On Mon, Dec 29, 2014 at 8:38 AM, Steven Wu <stevenz...@gmail.com> wrote:

> +1. it should be truly async in all cases.
>
> I understand some challenges that Jay listed in the other thread. But we
> need a solution nonetheless. e.g. can we maintain a separate
> list/queue/buffer for pending messages without metadata.
>
> On Tue, Dec 23, 2014 at 12:57 PM, John Boardman <boardmanjo...@gmail.com>
> wrote:
>
> > I was just fighting this same situation. I never expected the new
> producer
> > send() method to block as it returns a Future and accepts a Callback.
> > However, when I tried my unit test, just replacing the old producer with
> > the new, I immediately started getting timeouts waiting for metadata. I
> > struggled with this until I went into the source code and found the
> wait()
> > that waits for the metadata.
> >
> > At that point I realized that this new "async" producer would have to be
> > executed on its own thread, unlike the old producer, which complicates my
> > code unnecessarily. I totally agree with Paul that the contract of send()

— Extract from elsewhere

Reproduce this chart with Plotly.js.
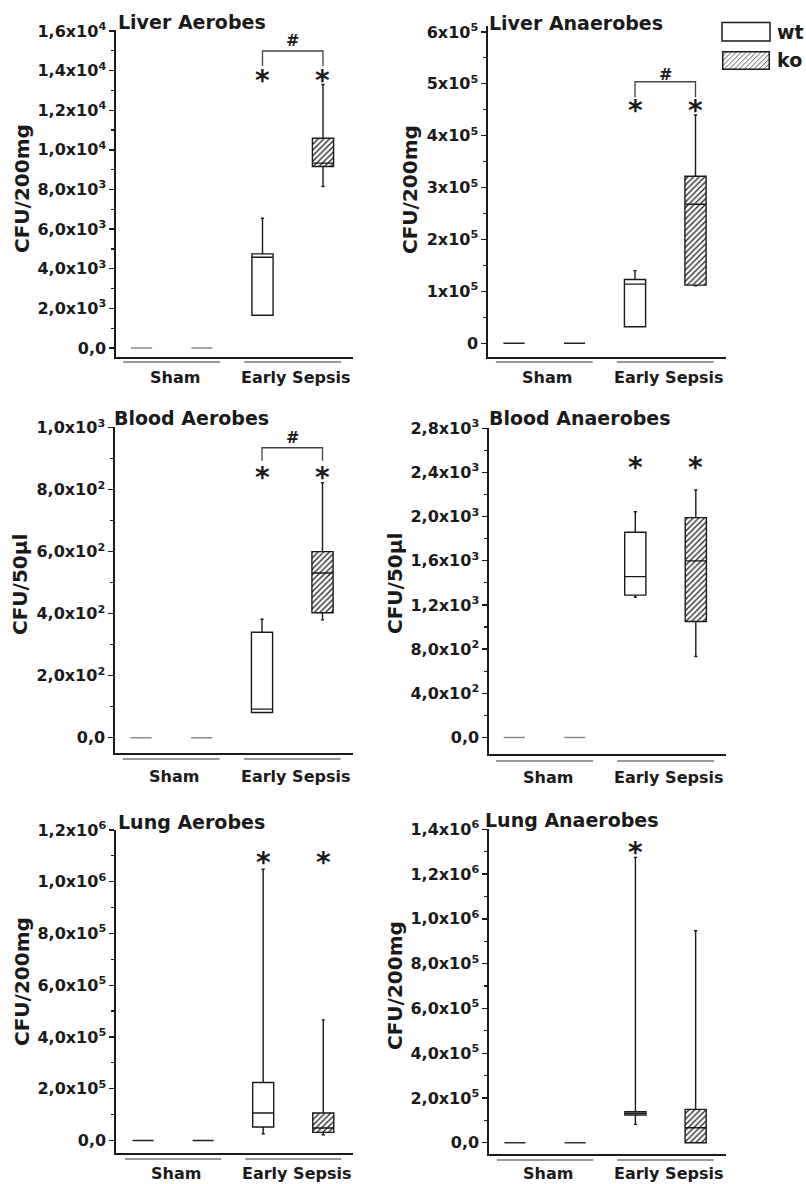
<!DOCTYPE html>
<html><head><meta charset="utf-8">
<script src="https://cdn.plot.ly/plotly-3.0.1.min.js"></script>
<style>html,body{margin:0;padding:0;background:#fff}#chart{width:806px;height:1184px}</style>
</head><body><div id="chart"></div>
<script>
// Box order in every panel: [Sham wt, Sham ko, Early Sepsis wt, Early Sepsis ko]
const groupLabels = ['Sham', 'Early Sepsis'];
const seriesNames = ['wt', 'ko'];
const boxPositions = [1, 2, 3, 4];

// Liver Aerobes (CFU/200mg)
const liverAerQ1 = [0, 0, 1650, 9160];
const liverAerMedian = [0, 0, 4580, 9330];
const liverAerQ3 = [0, 0, 4750, 10590];
const liverAerLow = [0, 0, 1650, 8150];
const liverAerHigh = [0, 0, 6550, 13300];
const liverAerStars = [13680, 13680];
const liverAerBracket = [14230, 14990, 15500];
const liverAerTickVals = [0, 2000, 4000, 6000, 8000, 10000, 12000, 14000, 16000];
const liverAerTickText = ['0,0', '2,0x10<sup>3</sup>', '4,0x10<sup>3</sup>', '6,0x10<sup>3</sup>', '8,0x10<sup>3</sup>', '1,0x10<sup>4</sup>', '1,2x10<sup>4</sup>', '1,4x10<sup>4</sup>', '1,6x10<sup>4</sup>'];

// Liver Anaerobes (CFU/200mg)
const liverAnaQ1 = [0, 0, 32000, 112000];
const liverAnaMedian = [0, 0, 114000, 268000];
const liverAnaQ3 = [0, 0, 123000, 322000];
const liverAnaLow = [0, 0, 32000, 111000];
const liverAnaHigh = [0, 0, 140000, 440000];
const liverAnaStars = [457000, 457000];
const liverAnaBracket = [474000, 504000, 517000];
const liverAnaTickVals = [0, 100000, 200000, 300000, 400000, 500000, 600000];
const liverAnaTickText = ['0', '1x10<sup>5</sup>', '2x10<sup>5</sup>', '3x10<sup>5</sup>', '4x10<sup>5</sup>', '5x10<sup>5</sup>', '6x10<sup>5</sup>'];

// Blood Aerobes (CFU/50µl)
const bloodAerQ1 = [0, 0, 81, 403];
const bloodAerMedian = [0, 0, 92, 531];
const bloodAerQ3 = [0, 0, 340, 600];
const bloodAerLow = [0, 0, 81, 380];
const bloodAerHigh = [0, 0, 382, 822];
const bloodAerStars = [853, 853];
const bloodAerBracket = [893, 935, 967];
const bloodAerTickVals = [0, 200, 400, 600, 800, 1000];
const bloodAerTickText = ['0,0', '2,0x10<sup>2</sup>', '4,0x10<sup>2</sup>', '6,0x10<sup>2</sup>', '8,0x10<sup>2</sup>', '1,0x10<sup>3</sup>'];

// Blood Anaerobes (CFU/50µl)
const bloodAnaQ1 = [0, 0, 1289, 1050];
const bloodAnaMedian = [0, 0, 1457, 1599];
const bloodAnaQ3 = [0, 0, 1859, 1991];
const bloodAnaLow = [0, 0, 1270, 733];
const bloodAnaHigh = [0, 0, 2045, 2242];
const bloodAnaStars = [2483, 2483];
const bloodAnaTickVals = [0, 400, 800, 1200, 1600, 2000, 2400, 2800];
const bloodAnaTickText = ['0,0', '4,0x10<sup>2</sup>', '8,0x10<sup>2</sup>', '1,2x10<sup>3</sup>', '1,6x10<sup>3</sup>', '2,0x10<sup>3</sup>', '2,4x10<sup>3</sup>', '2,8x10<sup>3</sup>'];

// Lung Aerobes (CFU/200mg)
const lungAerQ1 = [0, 0, 51700, 31000];
const lungAerMedian = [0, 0, 105800, 47900];
const lungAerQ3 = [0, 0, 224000, 105800];
const lungAerLow = [0, 0, 25900, 22000];
const lungAerHigh = [0, 0, 1048000, 466000];
const lungAerStars = [1091000, 1091000];
const lungAerTickVals = [0, 200000, 400000, 600000, 800000, 1000000, 1200000];
const lungAerTickText = ['0,0', '2,0x10<sup>5</sup>', '4,0x10<sup>5</sup>', '6,0x10<sup>5</sup>', '8,0x10<sup>5</sup>', '1,0x10<sup>6</sup>', '1,2x10<sup>6</sup>'];

// Lung Anaerobes (CFU/200mg)
const lungAnaQ1 = [0, 0, 123800, 0];
const lungAnaMedian = [0, 0, 131000, 67000];
const lungAnaQ3 = [0, 0, 138500, 149000];
const lungAnaLow = [0, 0, 82000, 0];
const lungAnaHigh = [0, 0, 1275000, 947000];
const lungAnaStars = [1315000];
const lungAnaTickVals = [0, 200000, 400000, 600000, 800000, 1000000, 1200000, 1400000];
const lungAnaTickText = ['0,0', '2,0x10<sup>5</sup>', '4,0x10<sup>5</sup>', '6,0x10<sup>5</sup>', '8,0x10<sup>5</sup>', '1,0x10<sup>6</sup>', '1,2x10<sup>6</sup>', '1,4x10<sup>6</sup>'];

// ---- panel setup (data references + geometry in pixels) ----
const W = 806, H = 1184;
const panels = [
  {title: 'Liver Aerobes', ytitle: 'CFU/200mg', q1: liverAerQ1, med: liverAerMedian, q3: liverAerQ3, lo: liverAerLow, hi: liverAerHigh,
   stars: liverAerStars, bracket: liverAerBracket, tv: liverAerTickVals, tt: liverAerTickText, minor: 1000,
   dx: [116, 353], dy: [30, 357], xr: [0.5785, 4.496], yr: [-454, 16050], sham: '#8a8a8a',
   tpos: [116, 22], ypos: [22, 189], uy: 362, ly: 377},
  {title: 'Liver Anaerobes', ytitle: 'CFU/200mg', q1: liverAnaQ1, med: liverAnaMedian, q3: liverAnaQ3, lo: liverAnaLow, hi: liverAnaHigh,
   stars: liverAnaStars, bracket: liverAnaBracket, tv: liverAnaTickVals, tt: liverAnaTickText, minor: 50000,
   dx: [488, 726], dy: [26, 357], xr: [0.570, 4.504], yr: [-26400, 611400], sham: '#222',
   tpos: [487, 23], ypos: [410, 190], uy: 362, ly: 377},
  {title: 'Blood Aerobes', ytitle: 'CFU/50µl', q1: bloodAerQ1, med: bloodAerMedian, q3: bloodAerQ3, lo: bloodAerLow, hi: bloodAerHigh,
   stars: bloodAerStars, bracket: bloodAerBracket, tv: bloodAerTickVals, tt: bloodAerTickText, minor: 100,
   dx: [115, 353], dy: [427, 753], xr: [0.570, 4.504], yr: [-49.4, 1002], sham: '#8a8a8a',
   tpos: [112, 418], ypos: [20, 585], uy: 759, ly: 776},
  {title: 'Blood Anaerobes', ytitle: 'CFU/50µl', q1: bloodAnaQ1, med: bloodAnaMedian, q3: bloodAnaQ3, lo: bloodAnaLow, hi: bloodAnaHigh,
   stars: bloodAnaStars, bracket: null, tv: bloodAnaTickVals, tt: bloodAnaTickText, minor: 200,
   dx: [489, 726], dy: [428, 754], xr: [0.582, 4.499], yr: [-150, 2803], sham: '#8a8a8a',
   tpos: [487, 418], ypos: [395, 584], uy: 761, ly: 777},
  {title: 'Lung Aerobes', ytitle: 'CFU/200mg', q1: lungAerQ1, med: lungAerMedian, q3: lungAerQ3, lo: lungAerLow, hi: lungAerHigh,
   stars: lungAerStars, bracket: null, tv: lungAerTickVals, tt: lungAerTickText, minor: 100000,
   dx: [116, 353], dy: [830, 1153], xr: [0.55, 4.495], yr: [-48700, 1200000], sham: '#222',
   tpos: [116, 822], ypos: [22, 982], uy: 1159, ly: 1173},
  {title: 'Lung Anaerobes', ytitle: 'CFU/200mg', q1: lungAnaQ1, med: lungAnaMedian, q3: lungAnaQ3, lo: lungAnaLow, hi: lungAnaHigh,
   stars: lungAnaStars, bracket: null, tv: lungAnaTickVals, tt: lungAnaTickText, minor: 100000,
   dx: [489, 726], dy: [829, 1154], xr: [0.569, 4.504], yr: [-50500, 1401600], sham: '#333',
   tpos: [483, 820], ypos: [395, 986], uy: 1160, ly: 1173}
];

const FONT = '"DejaVu Sans", Verdana, sans-serif';
const INK = '#1a1a1a';
const px = v => v / W;
const py = v => 1 - v / H;

const data = [];
const layout = {
  width: W, height: H, margin: {l: 0, r: 0, t: 0, b: 0},
  paper_bgcolor: '#fff', plot_bgcolor: 'rgba(0,0,0,0)',
  showlegend: false, barmode: 'overlay', boxmode: 'overlay',
  font: {family: FONT, color: INK, weight: 'bold'},
  annotations: [], shapes: [], images: []
};

panels.forEach((p, i) => {
  const s = i === 0 ? '' : String(i + 1);
  const xa = 'x' + s, ya = 'y' + s;
  layout['xaxis' + s] = {
    domain: [px(p.dx[0]), px(p.dx[1])], range: p.xr, anchor: ya,
    showline: true, linecolor: INK, linewidth: 1.6, showgrid: false, zeroline: false,
    ticks: '', showticklabels: false, fixedrange: true
  };
  layout['yaxis' + s] = {
    domain: [py(p.dy[1]), py(p.dy[0])], range: p.yr, anchor: xa,
    showline: true, linecolor: INK, linewidth: 1.6, showgrid: false, zeroline: false,
    tickmode: 'array', tickvals: p.tv, ticktext: p.tt,
    ticks: 'outside', ticklen: 5, tickwidth: 1.3, tickcolor: INK,
    tickfont: {family: FONT, size: 16, color: INK, weight: 'bold'},
    minor: {tickmode: 'linear', tick0: 0, dtick: p.minor, ticks: 'outside', ticklen: 3, tickwidth: 1.2, tickcolor: INK},
    fixedrange: true
  };
  const common = {type: 'box', xaxis: xa, yaxis: ya, boxpoints: false, width: 0.35, whiskerwidth: 0.15, hoverinfo: 'skip'};
  // sham boxes (wt, ko)
  data.push(Object.assign({}, common, {
    x: boxPositions.slice(0, 2), q1: p.q1.slice(0, 2), median: p.med.slice(0, 2), q3: p.q3.slice(0, 2),
    lowerfence: p.lo.slice(0, 2), upperfence: p.hi.slice(0, 2),
    line: {color: p.sham, width: 1.5}, fillcolor: 'rgba(0,0,0,0)'
  }));
  // early sepsis wt
  data.push(Object.assign({}, common, {
    x: [boxPositions[2]], q1: [p.q1[2]], median: [p.med[2]], q3: [p.q3[2]],
    lowerfence: [p.lo[2]], upperfence: [p.hi[2]],
    line: {color: INK, width: 1.4}, fillcolor: '#fff'
  }));
  // early sepsis ko: hatched body as bar, outline as box
  data.push({
    type: 'bar', xaxis: xa, yaxis: ya, x: [boxPositions[3]], base: [p.q1[3]], y: [p.q3[3] - p.q1[3]],
    width: 0.35, hoverinfo: 'skip',
    marker: {color: '#fff', line: {width: 0}, pattern: {shape: '/', size: 4, solidity: 0.33, fgcolor: '#222', bgcolor: '#fff'}}
  });
  data.push(Object.assign({}, common, {
    x: [boxPositions[3]], q1: [p.q1[3]], median: [p.med[3]], q3: [p.q3[3]],
    lowerfence: [p.lo[3]], upperfence: [p.hi[3]],
    line: {color: INK, width: 1.4}, fillcolor: 'rgba(0,0,0,0)'
  }));

  // panel title
  layout.annotations.push({text: p.title, xref: 'paper', yref: 'paper', x: px(p.tpos[0]), y: py(p.tpos[1]),
    xanchor: 'left', yanchor: 'middle', showarrow: false, font: {size: 19, color: INK, weight: 'bold'}});
  // y title
  layout.annotations.push({text: p.ytitle, xref: 'paper', yref: 'paper', x: px(p.ypos[0]), y: py(p.ypos[1]),
    xanchor: 'center', yanchor: 'middle', textangle: -90, showarrow: false, font: {size: 20, color: INK, weight: 'bold'}});
  // group labels + underlines
  const gx = [[0.7, 2.3, 1.55], [2.7, 4.3, 3.55]];
  groupLabels.forEach((g, k) => {
    layout.annotations.push({text: g, xref: xa, yref: 'paper', x: gx[k][2], y: py(p.ly),
      xanchor: 'center', yanchor: 'middle', showarrow: false, font: {size: 16, color: INK, weight: 'bold'}});
    layout.shapes.push({type: 'line', xref: xa, yref: 'paper', x0: gx[k][0], x1: gx[k][1], y0: py(p.uy), y1: py(p.uy),
      line: {color: '#333', width: 1.2}});
  });
  // significance asterisks
  p.stars.forEach((v, k) => {
    layout.annotations.push({text: '*', xref: xa, yref: ya, x: boxPositions[2 + k], y: v,
      xanchor: 'center', yanchor: 'middle', yshift: -4, showarrow: false, font: {size: 28, color: INK, weight: 'bold'}});
  });
  if (p.bracket) {
    const [b0, b1, bh] = p.bracket;
    layout.shapes.push({type: 'path', xref: xa, yref: ya,
      path: `M${boxPositions[2]},${b0} V${b1} H${boxPositions[3]} V${b0}`,
      line: {color: '#444', width: 1.3}});
    layout.annotations.push({text: '#', xref: xa, yref: ya, x: (boxPositions[2] + boxPositions[3]) / 2, y: bh,
      xanchor: 'center', yanchor: 'middle', showarrow: false, font: {size: 16, color: INK, weight: 'bold'}});
  }
});

// legend (top right)
layout.shapes.push({type: 'rect', xref: 'paper', yref: 'paper', x0: px(722), x1: px(770), y0: py(41), y1: py(22.5),
  line: {color: INK, width: 1.5}, fillcolor: '#fff'});
const hatchSvg = "<svg xmlns='http://www.w3.org/2000/svg' width='48' height='19'><defs><pattern id='p' width='3.5' height='3.5' patternUnits='userSpaceOnUse' patternTransform='rotate(45)'><line x1='0' y1='0' x2='0' y2='3.5' stroke='#222' stroke-width='1.1'/></pattern></defs><rect x='0' y='0' width='48' height='19' fill='#fff'/><rect x='0.75' y='0.75' width='46.5' height='17.5' fill='url(#p)' stroke='#1a1a1a' stroke-width='1.5'/></svg>";
layout.images.push({source: 'data:image/svg+xml;base64,' + btoa(hatchSvg), xref: 'paper', yref: 'paper',
  x: px(722), y: py(51), sizex: px(48), sizey: 19 / H, sizing: 'stretch', xanchor: 'left', yanchor: 'top', layer: 'above'});
layout.annotations.push({text: seriesNames[0], xref: 'paper', yref: 'paper', x: px(775), y: py(32), xanchor: 'left', yanchor: 'middle',
  showarrow: false, font: {size: 19, color: INK, weight: 'bold'}});
layout.annotations.push({text: seriesNames[1], xref: 'paper', yref: 'paper', x: px(775), y: py(60), xanchor: 'left', yanchor: 'middle',
  showarrow: false, font: {size: 19, color: INK, weight: 'bold'}});

Plotly.newPlot('chart', data, layout, {staticPlot: true, displayModeBar: false});
</script></body></html>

> > is being completely violated with internal code that can block.
> >
> > I did try fetching the metadata first, but that only worked for a few
> calls
> > before the producer decided it was time to update the metadata again.
> >
> > Again, I agree with Paul that this API should be fixed so that it is
> truly
> > asynchronous in all cases. Otherwise, it cannot be used on the main
> thread
> > of an application as it will block and fail.